Negin Khpalwak, a 20-year -old Afghan musician, often finds herself at odds with a society that isn’t particularly supportive of her career choices. For women like Khpalwak, who is the first female conductor of an all-girl orchestra, there are always those who criticise and oppose her, not least within her own family. “The constant fight can be very exhausting mentally,” she says.
But Khpalwak has one respite – a yoga centre for women that launched recently in Kabul. “Yoga has brought me peace of mind and helped me cope mentally with my circumstances,” she told The National after one of her daily sessions with Kabul’s first female yoga instructor, Fakhria Momtaz. “It has helped me develop a positive perspective, despite the chaos,” she says.
Momtaz, 40, started teaching yoga about two years ago at a women’s fitness club in Kabul. However, the popularity of her classes encouraged her to start her own yoga centre in the war-torn capital of Afghanistan.
“I have been learning yoga professionally for more than 10 years now, but I had been practising since I was a child,” she says, showing me photos of herself doing an impressive chakrasana at the age of two.

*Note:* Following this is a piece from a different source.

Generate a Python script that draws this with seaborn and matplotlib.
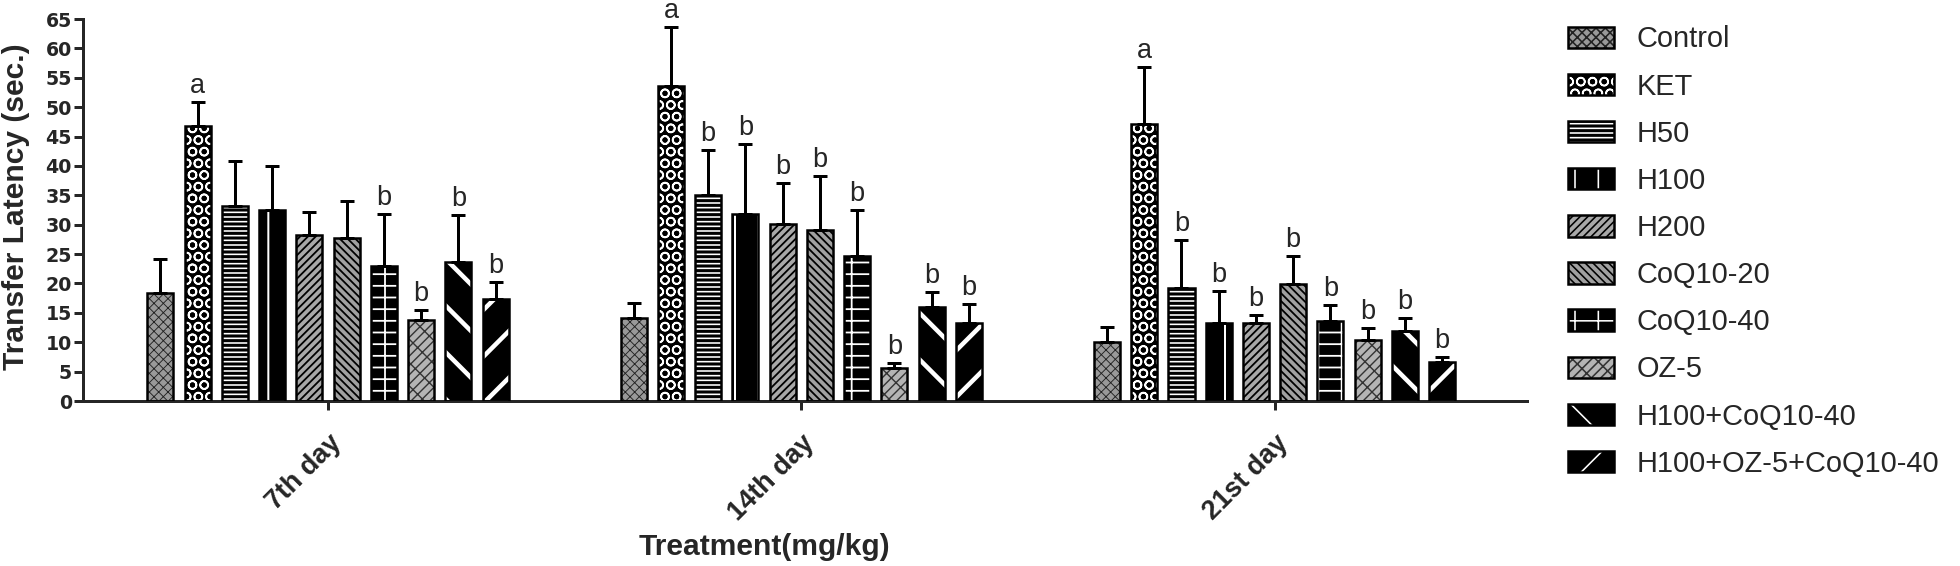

“I came from a family of athletes and they all encouraged my passion for yoga,” she says.
With the support of her husband, Momtaz opened the city’s first yoga and fitness club for women, on the premises of Momtaz Web Solutions, her husband’s company. “My husband has been my strongest support,” Momtaz says. “Even though he won’t practise yoga with me; he is a bit lazy that way,” she says with a chuckle. With no other similar institutions out there, Momtaz’s yoga centre quickly gained traction.